- **The problem**
Extract the full listing below without altering a single character.

- **Dataset content**
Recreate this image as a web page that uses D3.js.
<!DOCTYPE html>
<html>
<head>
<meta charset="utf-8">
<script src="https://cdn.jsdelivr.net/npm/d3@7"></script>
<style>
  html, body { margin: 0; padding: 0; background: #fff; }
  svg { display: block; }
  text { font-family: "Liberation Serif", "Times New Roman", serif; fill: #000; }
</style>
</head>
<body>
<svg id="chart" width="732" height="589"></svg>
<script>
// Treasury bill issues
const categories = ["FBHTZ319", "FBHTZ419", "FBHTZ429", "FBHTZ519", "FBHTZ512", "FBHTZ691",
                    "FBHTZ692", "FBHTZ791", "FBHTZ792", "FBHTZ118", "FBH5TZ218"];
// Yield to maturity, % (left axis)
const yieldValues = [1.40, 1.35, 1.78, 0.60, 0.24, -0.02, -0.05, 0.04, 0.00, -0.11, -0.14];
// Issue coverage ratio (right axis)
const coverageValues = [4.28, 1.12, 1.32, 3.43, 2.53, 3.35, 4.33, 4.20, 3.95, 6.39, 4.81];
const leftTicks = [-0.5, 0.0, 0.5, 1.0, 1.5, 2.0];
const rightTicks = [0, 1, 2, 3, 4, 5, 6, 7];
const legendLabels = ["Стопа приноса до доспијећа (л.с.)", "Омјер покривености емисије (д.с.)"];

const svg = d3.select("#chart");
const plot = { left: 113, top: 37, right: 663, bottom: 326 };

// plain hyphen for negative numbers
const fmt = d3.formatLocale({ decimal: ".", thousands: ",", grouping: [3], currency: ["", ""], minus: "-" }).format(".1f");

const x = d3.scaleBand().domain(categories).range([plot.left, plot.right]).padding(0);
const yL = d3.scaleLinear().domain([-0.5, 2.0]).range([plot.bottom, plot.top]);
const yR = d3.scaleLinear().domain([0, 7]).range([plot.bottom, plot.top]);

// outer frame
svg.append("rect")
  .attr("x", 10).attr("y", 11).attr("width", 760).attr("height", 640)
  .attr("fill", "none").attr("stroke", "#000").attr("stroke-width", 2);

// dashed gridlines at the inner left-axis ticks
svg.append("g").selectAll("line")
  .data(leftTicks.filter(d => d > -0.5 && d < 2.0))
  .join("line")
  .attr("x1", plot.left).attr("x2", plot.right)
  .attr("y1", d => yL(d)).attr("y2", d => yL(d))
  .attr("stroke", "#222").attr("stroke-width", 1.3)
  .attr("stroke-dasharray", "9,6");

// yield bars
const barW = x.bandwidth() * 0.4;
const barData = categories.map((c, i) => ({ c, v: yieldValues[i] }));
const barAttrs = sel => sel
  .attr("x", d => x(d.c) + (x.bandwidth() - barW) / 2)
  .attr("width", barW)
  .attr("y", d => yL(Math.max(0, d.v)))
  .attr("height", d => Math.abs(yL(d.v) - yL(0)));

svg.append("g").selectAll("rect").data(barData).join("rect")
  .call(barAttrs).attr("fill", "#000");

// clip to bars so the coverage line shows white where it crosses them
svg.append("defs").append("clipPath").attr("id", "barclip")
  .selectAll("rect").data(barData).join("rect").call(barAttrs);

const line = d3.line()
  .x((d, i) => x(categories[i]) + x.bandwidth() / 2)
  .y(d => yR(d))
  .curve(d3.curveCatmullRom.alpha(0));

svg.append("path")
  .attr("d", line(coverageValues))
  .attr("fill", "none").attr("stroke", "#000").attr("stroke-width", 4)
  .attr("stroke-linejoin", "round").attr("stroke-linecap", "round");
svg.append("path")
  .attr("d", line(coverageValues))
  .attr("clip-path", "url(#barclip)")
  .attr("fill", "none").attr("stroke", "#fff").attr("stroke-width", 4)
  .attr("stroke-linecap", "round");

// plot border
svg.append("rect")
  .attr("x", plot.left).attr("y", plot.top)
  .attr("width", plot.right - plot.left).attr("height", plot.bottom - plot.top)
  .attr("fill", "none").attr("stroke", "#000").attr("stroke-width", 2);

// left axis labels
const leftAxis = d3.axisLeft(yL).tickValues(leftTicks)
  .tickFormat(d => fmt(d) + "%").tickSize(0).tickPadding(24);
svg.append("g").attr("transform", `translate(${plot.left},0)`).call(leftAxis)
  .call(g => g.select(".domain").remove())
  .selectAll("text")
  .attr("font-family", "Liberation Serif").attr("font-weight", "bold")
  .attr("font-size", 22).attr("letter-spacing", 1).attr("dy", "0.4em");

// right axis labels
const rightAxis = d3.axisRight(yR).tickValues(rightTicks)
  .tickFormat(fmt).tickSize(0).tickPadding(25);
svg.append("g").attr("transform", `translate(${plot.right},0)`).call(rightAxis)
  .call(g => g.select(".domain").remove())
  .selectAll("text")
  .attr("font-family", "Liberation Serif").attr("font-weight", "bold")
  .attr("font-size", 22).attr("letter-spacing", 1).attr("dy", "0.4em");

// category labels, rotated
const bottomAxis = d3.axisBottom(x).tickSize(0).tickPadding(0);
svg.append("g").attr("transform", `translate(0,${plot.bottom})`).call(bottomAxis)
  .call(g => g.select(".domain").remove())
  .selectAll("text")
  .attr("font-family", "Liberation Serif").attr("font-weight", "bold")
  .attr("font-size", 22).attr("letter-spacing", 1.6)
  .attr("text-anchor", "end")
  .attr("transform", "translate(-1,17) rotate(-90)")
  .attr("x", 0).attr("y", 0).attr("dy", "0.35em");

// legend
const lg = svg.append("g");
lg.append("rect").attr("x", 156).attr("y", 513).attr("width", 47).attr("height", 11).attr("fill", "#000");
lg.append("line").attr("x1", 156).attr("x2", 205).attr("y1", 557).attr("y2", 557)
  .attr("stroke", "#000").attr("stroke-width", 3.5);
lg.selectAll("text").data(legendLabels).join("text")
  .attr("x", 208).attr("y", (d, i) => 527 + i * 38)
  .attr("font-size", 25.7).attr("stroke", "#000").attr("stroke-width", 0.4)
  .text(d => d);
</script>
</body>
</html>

- **Answer to the problem**
Recreate this image as a web page that uses D3.js.
<!DOCTYPE html>
<html>
<head>
<meta charset="utf-8">
<script src="https://cdn.jsdelivr.net/npm/d3@7"></script>
<style>
  html, body { margin: 0; padding: 0; background: #fff; }
  svg { display: block; }
  text { font-family: "Liberation Serif", "Times New Roman", serif; fill: #000; }
</style>
</head>
<body>
<svg id="chart" width="732" height="589"></svg>
<script>
// Treasury bill issues
const categories = ["FBHTZ319", "FBHTZ419", "FBHTZ429", "FBHTZ519", "FBHTZ512", "FBHTZ691",
                    "FBHTZ692", "FBHTZ791", "FBHTZ792", "FBHTZ118", "FBH5TZ218"];
// Yield to maturity, % (left axis)
const yieldValues = [1.40, 1.35, 1.78, 0.60, 0.24, -0.02, -0.05, 0.04, 0.00, -0.11, -0.14];
// Issue coverage ratio (right axis)
const coverageValues = [4.28, 1.12, 1.32, 3.43, 2.53, 3.35, 4.33, 4.20, 3.95, 6.39, 4.81];
const leftTicks = [-0.5, 0.0, 0.5, 1.0, 1.5, 2.0];
const rightTicks = [0, 1, 2, 3, 4, 5, 6, 7];
const legendLabels = ["Стопа приноса до доспијећа (л.с.)", "Омјер покривености емисије (д.с.)"];

const svg = d3.select("#chart");
const plot = { left: 113, top: 37, right: 663, bottom: 326 };

// plain hyphen for negative numbers
const fmt = d3.formatLocale({ decimal: ".", thousands: ",", grouping: [3], currency: ["", ""], minus: "-" }).format(".1f");

const x = d3.scaleBand().domain(categories).range([plot.left, plot.right]).padding(0);
const yL = d3.scaleLinear().domain([-0.5, 2.0]).range([plot.bottom, plot.top]);
const yR = d3.scaleLinear().domain([0, 7]).range([plot.bottom, plot.top]);

// outer frame
svg.append("rect")
  .attr("x", 10).attr("y", 11).attr("width", 760).attr("height", 640)
  .attr("fill", "none").attr("stroke", "#000").attr("stroke-width", 2);

// dashed gridlines at the inner left-axis ticks
svg.append("g").selectAll("line")
  .data(leftTicks.filter(d => d > -0.5 && d < 2.0))
  .join("line")
  .attr("x1", plot.left).attr("x2", plot.right)
  .attr("y1", d => yL(d)).attr("y2", d => yL(d))
  .attr("stroke", "#222").attr("stroke-width", 1.3)
  .attr("stroke-dasharray", "9,6");

// yield bars
const barW = x.bandwidth() * 0.4;
const barData = categories.map((c, i) => ({ c, v: yieldValues[i] }));
const barAttrs = sel => sel
  .attr("x", d => x(d.c) + (x.bandwidth() - barW) / 2)
  .attr("width", barW)
  .attr("y", d => yL(Math.max(0, d.v)))
  .attr("height", d => Math.abs(yL(d.v) - yL(0)));

svg.append("g").selectAll("rect").data(barData).join("rect")
  .call(barAttrs).attr("fill", "#000");

// clip to bars so the coverage line shows white where it crosses them
svg.append("defs").append("clipPath").attr("id", "barclip")
  .selectAll("rect").data(barData).join("rect").call(barAttrs);

const line = d3.line()
  .x((d, i) => x(categories[i]) + x.bandwidth() / 2)
  .y(d => yR(d))
  .curve(d3.curveCatmullRom.alpha(0));

svg.append("path")
  .attr("d", line(coverageValues))
  .attr("fill", "none").attr("stroke", "#000").attr("stroke-width", 4)
  .attr("stroke-linejoin", "round").attr("stroke-linecap", "round");
svg.append("path")
  .attr("d", line(coverageValues))
  .attr("clip-path", "url(#barclip)")
  .attr("fill", "none").attr("stroke", "#fff").attr("stroke-width", 4)
  .attr("stroke-linecap", "round");

// plot border
svg.append("rect")
  .attr("x", plot.left).attr("y", plot.top)
  .attr("width", plot.right - plot.left).attr("height", plot.bottom - plot.top)
  .attr("fill", "none").attr("stroke", "#000").attr("stroke-width", 2);

// left axis labels
const leftAxis = d3.axisLeft(yL).tickValues(leftTicks)
  .tickFormat(d => fmt(d) + "%").tickSize(0).tickPadding(24);
svg.append("g").attr("transform", `translate(${plot.left},0)`).call(leftAxis)
  .call(g => g.select(".domain").remove())
  .selectAll("text")
  .attr("font-family", "Liberation Serif").attr("font-weight", "bold")
  .attr("font-size", 22).attr("letter-spacing", 1).attr("dy", "0.4em");

// right axis labels
const rightAxis = d3.axisRight(yR).tickValues(rightTicks)
  .tickFormat(fmt).tickSize(0).tickPadding(25);
svg.append("g").attr("transform", `translate(${plot.right},0)`).call(rightAxis)
  .call(g => g.select(".domain").remove())
  .selectAll("text")
  .attr("font-family", "Liberation Serif").attr("font-weight", "bold")
  .attr("font-size", 22).attr("letter-spacing", 1).attr("dy", "0.4em");

// category labels, rotated
const bottomAxis = d3.axisBottom(x).tickSize(0).tickPadding(0);
svg.append("g").attr("transform", `translate(0,${plot.bottom})`).call(bottomAxis)
  .call(g => g.select(".domain").remove())
  .selectAll("text")
  .attr("font-family", "Liberation Serif").attr("font-weight", "bold")
  .attr("font-size", 22).attr("letter-spacing", 1.6)
  .attr("text-anchor", "end")
  .attr("transform", "translate(-1,17) rotate(-90)")
  .attr("x", 0).attr("y", 0).attr("dy", "0.35em");

// legend
const lg = svg.append("g");
lg.append("rect").attr("x", 156).attr("y", 513).attr("width", 47).attr("height", 11).attr("fill", "#000");
lg.append("line").attr("x1", 156).attr("x2", 205).attr("y1", 557).attr("y2", 557)
  .attr("stroke", "#000").attr("stroke-width", 3.5);
lg.selectAll("text").data(legendLabels).join("text")
  .attr("x", 208).attr("y", (d, i) => 527 + i * 38)
  .attr("font-size", 25.7).attr("stroke", "#000").attr("stroke-width", 0.4)
  .text(d => d);
</script>
</body>
</html>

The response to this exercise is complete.